A month ago the candidates were tied at 40% each.
Nationally, interest in the race has been strong among political junkies but modest among the general public. Most (57%) Americans have no opinion about Lamont. However, Democratic strategists may have cause for concern about perceptions of Lamont among independent and unaffiliated Americans.
In Connecticut, 57% of the state's voters view Lieberman as politically moderate while 51% see Lamont as liberal.
Half (52%) of Lamont voters believe Bush should be impeached and removed from office. Just 15% of Lieberman voters share that view.
Overall, 55% of Connecticut voters trust Lieberman more than Lamont when it comes to the War on Terror. Thirty-one percent (31%) trust Lamont.

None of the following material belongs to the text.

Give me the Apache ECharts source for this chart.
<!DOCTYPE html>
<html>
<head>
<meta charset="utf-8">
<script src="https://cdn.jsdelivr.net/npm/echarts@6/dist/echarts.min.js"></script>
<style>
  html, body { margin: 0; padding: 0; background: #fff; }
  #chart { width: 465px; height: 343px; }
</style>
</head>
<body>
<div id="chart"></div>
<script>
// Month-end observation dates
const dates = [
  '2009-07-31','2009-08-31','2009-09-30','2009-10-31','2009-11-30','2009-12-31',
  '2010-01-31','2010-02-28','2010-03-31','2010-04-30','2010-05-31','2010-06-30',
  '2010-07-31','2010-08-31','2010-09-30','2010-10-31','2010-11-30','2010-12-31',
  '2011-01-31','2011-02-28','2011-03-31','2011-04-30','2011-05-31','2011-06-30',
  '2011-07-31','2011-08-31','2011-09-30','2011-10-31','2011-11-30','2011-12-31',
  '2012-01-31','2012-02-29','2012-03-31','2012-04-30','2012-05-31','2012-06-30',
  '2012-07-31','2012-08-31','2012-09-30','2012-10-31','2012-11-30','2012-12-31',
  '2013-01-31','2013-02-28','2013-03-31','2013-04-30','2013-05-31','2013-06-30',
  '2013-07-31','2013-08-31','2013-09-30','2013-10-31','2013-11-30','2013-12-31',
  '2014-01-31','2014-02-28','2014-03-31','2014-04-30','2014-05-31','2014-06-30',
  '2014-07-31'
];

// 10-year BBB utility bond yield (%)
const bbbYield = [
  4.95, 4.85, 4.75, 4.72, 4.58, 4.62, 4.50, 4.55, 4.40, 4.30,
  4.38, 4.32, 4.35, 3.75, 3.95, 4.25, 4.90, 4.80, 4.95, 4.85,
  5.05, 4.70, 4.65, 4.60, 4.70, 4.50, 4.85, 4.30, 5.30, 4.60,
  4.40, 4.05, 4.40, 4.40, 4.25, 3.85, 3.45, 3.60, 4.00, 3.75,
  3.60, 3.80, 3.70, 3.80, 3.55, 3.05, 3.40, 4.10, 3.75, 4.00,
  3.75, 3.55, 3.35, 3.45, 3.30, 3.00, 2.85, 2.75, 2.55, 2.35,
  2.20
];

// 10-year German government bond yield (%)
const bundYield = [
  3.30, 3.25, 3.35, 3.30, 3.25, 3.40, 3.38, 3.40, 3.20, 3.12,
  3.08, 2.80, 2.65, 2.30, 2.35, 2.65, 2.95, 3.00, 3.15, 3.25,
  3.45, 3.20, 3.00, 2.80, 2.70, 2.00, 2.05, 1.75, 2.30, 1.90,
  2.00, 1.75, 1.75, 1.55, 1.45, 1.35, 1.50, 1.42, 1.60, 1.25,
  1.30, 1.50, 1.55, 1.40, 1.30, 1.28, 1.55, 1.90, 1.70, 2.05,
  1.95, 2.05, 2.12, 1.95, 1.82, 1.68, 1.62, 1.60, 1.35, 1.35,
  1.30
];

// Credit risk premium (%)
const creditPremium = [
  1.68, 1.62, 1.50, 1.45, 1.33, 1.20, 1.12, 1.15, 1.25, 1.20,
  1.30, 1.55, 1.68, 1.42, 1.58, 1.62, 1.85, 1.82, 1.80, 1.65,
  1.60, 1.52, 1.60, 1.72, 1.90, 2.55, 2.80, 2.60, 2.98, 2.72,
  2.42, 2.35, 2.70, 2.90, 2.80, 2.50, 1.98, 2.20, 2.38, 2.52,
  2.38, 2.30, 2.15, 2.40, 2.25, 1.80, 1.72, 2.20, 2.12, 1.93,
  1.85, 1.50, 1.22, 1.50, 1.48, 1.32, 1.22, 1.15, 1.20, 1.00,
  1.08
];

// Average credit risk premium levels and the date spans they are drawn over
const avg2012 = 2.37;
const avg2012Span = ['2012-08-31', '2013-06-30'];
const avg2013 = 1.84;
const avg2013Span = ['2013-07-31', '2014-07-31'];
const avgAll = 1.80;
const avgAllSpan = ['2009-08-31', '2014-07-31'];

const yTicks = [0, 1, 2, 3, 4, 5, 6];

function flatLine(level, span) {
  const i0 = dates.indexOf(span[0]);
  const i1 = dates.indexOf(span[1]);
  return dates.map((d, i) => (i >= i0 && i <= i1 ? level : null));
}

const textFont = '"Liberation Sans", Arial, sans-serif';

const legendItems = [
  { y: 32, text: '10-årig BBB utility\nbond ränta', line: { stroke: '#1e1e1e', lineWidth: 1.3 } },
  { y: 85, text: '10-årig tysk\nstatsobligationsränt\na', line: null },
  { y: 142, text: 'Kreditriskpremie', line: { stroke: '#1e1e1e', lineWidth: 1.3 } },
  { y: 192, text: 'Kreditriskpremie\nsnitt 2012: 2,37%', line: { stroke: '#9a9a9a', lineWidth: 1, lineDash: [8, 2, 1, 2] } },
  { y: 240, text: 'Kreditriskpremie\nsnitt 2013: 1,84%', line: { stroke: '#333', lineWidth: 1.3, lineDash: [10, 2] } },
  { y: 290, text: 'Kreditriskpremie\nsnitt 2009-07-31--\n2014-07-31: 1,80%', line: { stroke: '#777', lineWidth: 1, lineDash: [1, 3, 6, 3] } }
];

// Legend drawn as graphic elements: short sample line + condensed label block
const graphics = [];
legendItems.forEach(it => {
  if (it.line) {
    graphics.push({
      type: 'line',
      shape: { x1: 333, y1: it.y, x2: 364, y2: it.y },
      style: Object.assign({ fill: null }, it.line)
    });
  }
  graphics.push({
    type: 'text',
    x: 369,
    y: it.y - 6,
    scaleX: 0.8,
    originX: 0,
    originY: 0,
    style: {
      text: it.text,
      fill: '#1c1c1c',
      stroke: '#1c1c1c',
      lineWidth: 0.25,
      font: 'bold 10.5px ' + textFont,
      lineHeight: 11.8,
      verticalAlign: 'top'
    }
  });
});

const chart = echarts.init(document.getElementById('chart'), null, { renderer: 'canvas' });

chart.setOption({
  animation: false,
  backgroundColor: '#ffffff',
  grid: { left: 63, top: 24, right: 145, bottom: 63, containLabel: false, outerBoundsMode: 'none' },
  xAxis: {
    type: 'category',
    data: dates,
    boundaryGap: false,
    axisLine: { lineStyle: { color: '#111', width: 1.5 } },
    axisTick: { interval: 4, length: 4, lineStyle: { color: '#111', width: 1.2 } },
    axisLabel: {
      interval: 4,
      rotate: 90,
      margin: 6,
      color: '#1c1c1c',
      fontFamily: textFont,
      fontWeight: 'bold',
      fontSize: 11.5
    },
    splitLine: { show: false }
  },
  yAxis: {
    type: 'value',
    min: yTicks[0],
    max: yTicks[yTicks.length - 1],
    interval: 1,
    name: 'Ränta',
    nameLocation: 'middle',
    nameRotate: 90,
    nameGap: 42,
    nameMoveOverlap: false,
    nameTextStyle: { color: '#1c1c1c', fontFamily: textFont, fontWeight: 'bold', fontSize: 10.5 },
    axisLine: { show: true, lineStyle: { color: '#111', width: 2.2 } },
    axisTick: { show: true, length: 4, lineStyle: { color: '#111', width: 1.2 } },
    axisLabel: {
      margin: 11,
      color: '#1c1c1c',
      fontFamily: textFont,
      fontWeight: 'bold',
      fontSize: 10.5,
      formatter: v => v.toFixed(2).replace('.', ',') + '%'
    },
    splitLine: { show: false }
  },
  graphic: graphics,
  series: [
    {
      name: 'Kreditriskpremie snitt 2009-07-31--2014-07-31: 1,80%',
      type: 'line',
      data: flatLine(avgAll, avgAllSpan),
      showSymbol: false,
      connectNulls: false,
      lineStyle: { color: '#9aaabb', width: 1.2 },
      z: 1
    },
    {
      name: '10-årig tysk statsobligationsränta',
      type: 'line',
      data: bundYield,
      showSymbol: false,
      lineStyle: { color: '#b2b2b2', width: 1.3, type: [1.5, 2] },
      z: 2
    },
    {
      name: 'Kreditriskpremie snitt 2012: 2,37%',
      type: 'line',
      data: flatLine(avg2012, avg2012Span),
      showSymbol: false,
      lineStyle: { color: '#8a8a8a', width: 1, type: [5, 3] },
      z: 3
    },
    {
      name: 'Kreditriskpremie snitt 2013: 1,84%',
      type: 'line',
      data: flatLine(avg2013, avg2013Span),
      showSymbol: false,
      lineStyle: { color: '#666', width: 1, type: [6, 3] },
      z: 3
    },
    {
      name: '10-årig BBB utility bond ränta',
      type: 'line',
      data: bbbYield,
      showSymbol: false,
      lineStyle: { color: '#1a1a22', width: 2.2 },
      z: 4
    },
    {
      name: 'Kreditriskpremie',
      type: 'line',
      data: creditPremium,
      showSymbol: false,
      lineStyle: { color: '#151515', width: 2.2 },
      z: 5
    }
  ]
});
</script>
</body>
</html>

Thirty-one percent (31%) have a Very Favorable opinion of Lieberman, 18% Very Unfavorable.
For Lamont, the numbers are 19% Very Favorable, 23% Very Unfavorable.
Lieberman still attracts 35% of votes from Democrats. Lamont will have to find a way to trim that number without alienating unaffiliated voters. Lieberman is viewed at least somewhat favorably by 65% of unaffiliated voters compared to 49% for Lamont.
The Connecticut Senate race is shaping up as one of the more interesting in the nation this year.